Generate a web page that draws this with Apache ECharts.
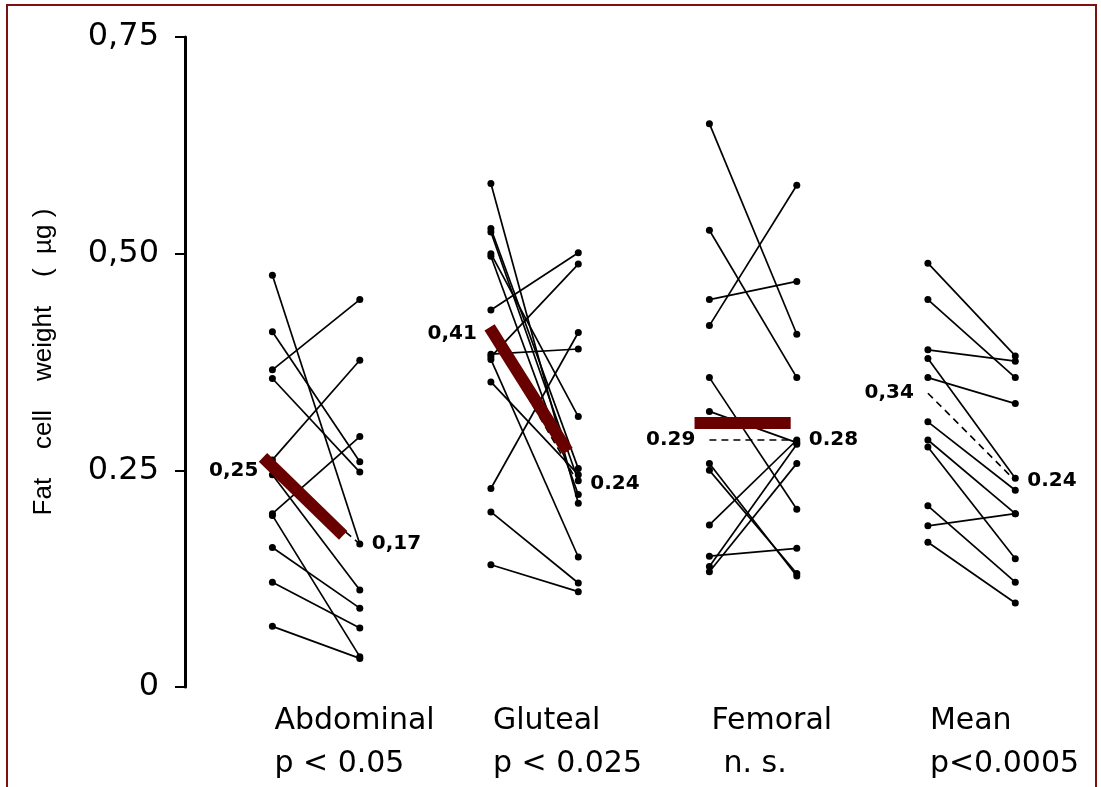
<!DOCTYPE html>
<html>
<head>
<meta charset="utf-8">
<style>
  html, body { margin: 0; padding: 0; background: #fff; }
  #chart { width: 1101px; height: 787px; }
</style>
<script src="https://cdn.jsdelivr.net/npm/echarts@6/dist/echarts.min.js"></script>
</head>
<body>
<div id="chart"></div>
<script>
const groupNames = ['Abdominal', 'Gluteal', 'Femoral', 'Mean'];
const pLabels = ['p < 0.05', 'p < 0.025', 'n. s.', 'p<0.0005'];
const yTickLabels = {0: '0', 0.25: '0.25', 0.5: '0,50', 0.75: '0,75'};

// before / after values per subject, one pair of arrays per site
const abdominalBefore = [0.475, 0.410, 0.366, 0.356, 0.262, 0.245, 0.200, 0.198, 0.161, 0.121, 0.070];
const abdominalAfter  = [0.165, 0.260, 0.447, 0.248, 0.377, 0.112, 0.289, 0.035, 0.091, 0.068, 0.033];
const glutealBefore = [0.581, 0.529, 0.525, 0.500, 0.497, 0.435, 0.381, 0.378, 0.352, 0.384, 0.229, 0.202, 0.141];
const glutealAfter  = [0.212, 0.252, 0.238, 0.312, 0.222, 0.501, 0.488, 0.150, 0.245, 0.390, 0.409, 0.120, 0.110];
const femoralBefore = [0.650, 0.527, 0.447, 0.417, 0.357, 0.318, 0.258, 0.250, 0.187, 0.151, 0.139, 0.133];
const femoralAfter  = [0.407, 0.357, 0.468, 0.579, 0.205, 0.282, 0.128, 0.131, 0.285, 0.160, 0.280, 0.258];
const meanBefore = [0.489, 0.447, 0.389, 0.379, 0.357, 0.306, 0.285, 0.277, 0.209, 0.186, 0.167];
const meanAfter  = [0.382, 0.357, 0.376, 0.241, 0.327, 0.227, 0.200, 0.148, 0.121, 0.200, 0.097];

// group means (dashed lines) and their printed values
const avgBefore = [0.250, 0.408, 0.285, 0.339];
const avgAfter  = [0.165, 0.235, 0.285, 0.238];
const avgBeforeText = ['0,25', '0,41', '0.29', '0,34'];
const avgAfterText  = ['0,17', '0.24', '0.28', '0.24'];

// thick red bars drawn over the first three sites
const barBefore = [0.265, 0.415, 0.305];
const barAfter  = [0.175, 0.272, 0.305];
const barStartX = [-0.243, -0.206, -0.268];
const barEndX   = [0.124, 0.151, 0.172];

const sites = [
    [abdominalBefore, abdominalAfter],
    [glutealBefore, glutealAfter],
    [femoralBefore, femoralAfter],
    [meanBefore, meanAfter]
];

const OFF = 0.2;
const pairLines = [];
const dots = [];
sites.forEach(([b, a], g)=>{
    b.forEach((v, i)=>{
        pairLines.push({coords: [[g - OFF, v], [g + OFF, a[i]]]});
        dots.push([g - OFF, v]);
        dots.push([g + OFF, a[i]]);
    });
});

const dashLines = avgBefore.map((v, g)=>({coords: [[g - OFF, v], [g + OFF, avgAfter[g]]]}));
const redBars = barBefore.map((v, g)=>({coords: [[g + barStartX[g], v], [g + barEndX[g], barAfter[g]]]}));

const labelFont = {fontFamily: 'DejaVu Sans', fontSize: 20, fontWeight: 600, color: '#000'};
const solid = {color: '#000', opacity: 1};

let chart = echarts.init(document.getElementById('chart'));
chart.setOption({
    animation: false,
    backgroundColor: '#fff',
    grid: {
        left: 185,
        right: 42,
        top: 37,
        bottom: 100
    },
    xAxis: {
        type: 'value',
        min: -0.6,
        max: 3.4,
        show: false
    },
    yAxis: {
        type: 'value',
        min: 0,
        max: 0.75,
        interval: 0.25,
        name: 'Fat    cell    weight    (  µg )',
        nameLocation: 'middle',
        nameRotate: 90,
        nameGap: 128,
        nameTextStyle: {
            fontFamily: 'Liberation Sans',
            fontSize: 26,
            color: '#000'
        },
        axisLine: {
            show: true,
            onZero: false,
            lineStyle: {color: '#000', width: 3}
        },
        axisTick: {
            show: true,
            length: 10,
            lineStyle: {color: '#000', width: 2}
        },
        axisLabel: {
            margin: 26,
            fontFamily: 'DejaVu Sans',
            fontSize: 32,
            color: '#000',
            formatter: (v)=>yTickLabels[v] !== undefined ? yTickLabels[v] : ''
        },
        splitLine: {show: false}
    },
    graphic: [{
        type: 'rect',
        shape: {x: 7, y: 5, width: 1089, height: 800},
        style: {fill: 'none', stroke: '#7a1212', lineWidth: 2},
        silent: true
    }],
    series: [
        {
            type: 'lines',
            coordinateSystem: 'cartesian2d',
            data: pairLines,
            lineStyle: {color: '#000', width: 1.7, opacity: 1},
            z: 2
        },
        {
            type: 'scatter',
            data: dots,
            symbolSize: 7,
            itemStyle: solid,
            z: 3
        },
        {
            type: 'lines',
            coordinateSystem: 'cartesian2d',
            data: dashLines,
            lineStyle: {color: '#000', width: 1.6, type: [7, 5], opacity: 1},
            z: 2
        },
        {
            type: 'lines',
            coordinateSystem: 'cartesian2d',
            data: redBars,
            lineStyle: {color: '#680000', width: 12, cap: 'butt', opacity: 1},
            z: 4
        },
        {
            type: 'scatter',
            data: avgBefore.map((v, g)=>({value: [g - OFF, v], label: {formatter: avgBeforeText[g]}})),
            symbolSize: 0,
            itemStyle: solid,
            label: Object.assign({show: true, position: 'left', distance: 14}, labelFont),
            z: 5
        },
        {
            type: 'scatter',
            data: avgAfter.map((v, g)=>({value: [g + OFF, v], label: {formatter: avgAfterText[g]}})),
            symbolSize: 0,
            itemStyle: solid,
            label: Object.assign({show: true, position: 'right', distance: 12}, labelFont),
            z: 5
        },
        {
            type: 'scatter',
            data: groupNames.map((n, g)=>({value: [g - OFF, 0], label: {formatter: n}})),
            symbolSize: 0,
            silent: true,
            itemStyle: solid,
            label: {
                show: true,
                position: [2, 19],
                align: 'left',
                verticalAlign: 'top',
                fontFamily: 'DejaVu Sans',
                fontSize: 30,
                color: '#000'
            }
        },
        {
            type: 'scatter',
            data: pLabels.map((n, g)=>({
                value: [n === 'n. s.' ? g : g - OFF, 0],
                label: {formatter: n, align: n === 'n. s.' ? 'center' : 'left'}
            })),
            symbolSize: 0,
            silent: true,
            itemStyle: solid,
            label: {
                show: true,
                position: [2, 62],
                verticalAlign: 'top',
                fontFamily: 'DejaVu Sans',
                fontSize: 30,
                color: '#000'
            }
        }
    ]
});
</script>
</body>
</html>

> _Do this_
Transcribe the full listing above exactly as it stands, minus the pictures.

> _Expected answer_
Generate a web page that draws this with Apache ECharts.
<!DOCTYPE html>
<html>
<head>
<meta charset="utf-8">
<style>
  html, body { margin: 0; padding: 0; background: #fff; }
  #chart { width: 1101px; height: 787px; }
</style>
<script src="https://cdn.jsdelivr.net/npm/echarts@6/dist/echarts.min.js"></script>
</head>
<body>
<div id="chart"></div>
<script>
const groupNames = ['Abdominal', 'Gluteal', 'Femoral', 'Mean'];
const pLabels = ['p < 0.05', 'p < 0.025', 'n. s.', 'p<0.0005'];
const yTickLabels = {0: '0', 0.25: '0.25', 0.5: '0,50', 0.75: '0,75'};

// before / after values per subject, one pair of arrays per site
const abdominalBefore = [0.475, 0.410, 0.366, 0.356, 0.262, 0.245, 0.200, 0.198, 0.161, 0.121, 0.070];
const abdominalAfter  = [0.165, 0.260, 0.447, 0.248, 0.377, 0.112, 0.289, 0.035, 0.091, 0.068, 0.033];
const glutealBefore = [0.581, 0.529, 0.525, 0.500, 0.497, 0.435, 0.381, 0.378, 0.352, 0.384, 0.229, 0.202, 0.141];
const glutealAfter  = [0.212, 0.252, 0.238, 0.312, 0.222, 0.501, 0.488, 0.150, 0.245, 0.390, 0.409, 0.120, 0.110];
const femoralBefore = [0.650, 0.527, 0.447, 0.417, 0.357, 0.318, 0.258, 0.250, 0.187, 0.151, 0.139, 0.133];
const femoralAfter  = [0.407, 0.357, 0.468, 0.579, 0.205, 0.282, 0.128, 0.131, 0.285, 0.160, 0.280, 0.258];
const meanBefore = [0.489, 0.447, 0.389, 0.379, 0.357, 0.306, 0.285, 0.277, 0.209, 0.186, 0.167];
const meanAfter  = [0.382, 0.357, 0.376, 0.241, 0.327, 0.227, 0.200, 0.148, 0.121, 0.200, 0.097];

// group means (dashed lines) and their printed values
const avgBefore = [0.250, 0.408, 0.285, 0.339];
const avgAfter  = [0.165, 0.235, 0.285, 0.238];
const avgBeforeText = ['0,25', '0,41', '0.29', '0,34'];
const avgAfterText  = ['0,17', '0.24', '0.28', '0.24'];

// thick red bars drawn over the first three sites
const barBefore = [0.265, 0.415, 0.305];
const barAfter  = [0.175, 0.272, 0.305];
const barStartX = [-0.243, -0.206, -0.268];
const barEndX   = [0.124, 0.151, 0.172];

const sites = [
    [abdominalBefore, abdominalAfter],
    [glutealBefore, glutealAfter],
    [femoralBefore, femoralAfter],
    [meanBefore, meanAfter]
];

const OFF = 0.2;
const pairLines = [];
const dots = [];
sites.forEach(([b, a], g)=>{
    b.forEach((v, i)=>{
        pairLines.push({coords: [[g - OFF, v], [g + OFF, a[i]]]});
        dots.push([g - OFF, v]);
        dots.push([g + OFF, a[i]]);
    });
});

const dashLines = avgBefore.map((v, g)=>({coords: [[g - OFF, v], [g + OFF, avgAfter[g]]]}));
const redBars = barBefore.map((v, g)=>({coords: [[g + barStartX[g], v], [g + barEndX[g], barAfter[g]]]}));

const labelFont = {fontFamily: 'DejaVu Sans', fontSize: 20, fontWeight: 600, color: '#000'};
const solid = {color: '#000', opacity: 1};

let chart = echarts.init(document.getElementById('chart'));
chart.setOption({
    animation: false,
    backgroundColor: '#fff',
    grid: {
        left: 185,
        right: 42,
        top: 37,
        bottom: 100
    },
    xAxis: {
        type: 'value',
        min: -0.6,
        max: 3.4,
        show: false
    },
    yAxis: {
        type: 'value',
        min: 0,
        max: 0.75,
        interval: 0.25,
        name: 'Fat    cell    weight    (  µg )',
        nameLocation: 'middle',
        nameRotate: 90,
        nameGap: 128,
        nameTextStyle: {
            fontFamily: 'Liberation Sans',
            fontSize: 26,
            color: '#000'
        },
        axisLine: {
            show: true,
            onZero: false,
            lineStyle: {color: '#000', width: 3}
        },
        axisTick: {
            show: true,
            length: 10,
            lineStyle: {color: '#000', width: 2}
        },
        axisLabel: {
            margin: 26,
            fontFamily: 'DejaVu Sans',
            fontSize: 32,
            color: '#000',
            formatter: (v)=>yTickLabels[v] !== undefined ? yTickLabels[v] : ''
        },
        splitLine: {show: false}
    },
    graphic: [{
        type: 'rect',
        shape: {x: 7, y: 5, width: 1089, height: 800},
        style: {fill: 'none', stroke: '#7a1212', lineWidth: 2},
        silent: true
    }],
    series: [
        {
            type: 'lines',
            coordinateSystem: 'cartesian2d',
            data: pairLines,
            lineStyle: {color: '#000', width: 1.7, opacity: 1},
            z: 2
        },
        {
            type: 'scatter',
            data: dots,
            symbolSize: 7,
            itemStyle: solid,
            z: 3
        },
        {
            type: 'lines',
            coordinateSystem: 'cartesian2d',
            data: dashLines,
            lineStyle: {color: '#000', width: 1.6, type: [7, 5], opacity: 1},
            z: 2
        },
        {
            type: 'lines',
            coordinateSystem: 'cartesian2d',
            data: redBars,
            lineStyle: {color: '#680000', width: 12, cap: 'butt', opacity: 1},
            z: 4
        },
        {
            type: 'scatter',
            data: avgBefore.map((v, g)=>({value: [g - OFF, v], label: {formatter: avgBeforeText[g]}})),
            symbolSize: 0,
            itemStyle: solid,
            label: Object.assign({show: true, position: 'left', distance: 14}, labelFont),
            z: 5
        },
        {
            type: 'scatter',
            data: avgAfter.map((v, g)=>({value: [g + OFF, v], label: {formatter: avgAfterText[g]}})),
            symbolSize: 0,
            itemStyle: solid,
            label: Object.assign({show: true, position: 'right', distance: 12}, labelFont),
            z: 5
        },
        {
            type: 'scatter',
            data: groupNames.map((n, g)=>({value: [g - OFF, 0], label: {formatter: n}})),
            symbolSize: 0,
            silent: true,
            itemStyle: solid,
            label: {
                show: true,
                position: [2, 19],
                align: 'left',
                verticalAlign: 'top',
                fontFamily: 'DejaVu Sans',
                fontSize: 30,
                color: '#000'
            }
        },
        {
            type: 'scatter',
            data: pLabels.map((n, g)=>({
                value: [n === 'n. s.' ? g : g - OFF, 0],
                label: {formatter: n, align: n === 'n. s.' ? 'center' : 'left'}
            })),
            symbolSize: 0,
            silent: true,
            itemStyle: solid,
            label: {
                show: true,
                position: [2, 62],
                verticalAlign: 'top',
                fontFamily: 'DejaVu Sans',
                fontSize: 30,
                color: '#000'
            }
        }
    ]
});
</script>
</body>
</html>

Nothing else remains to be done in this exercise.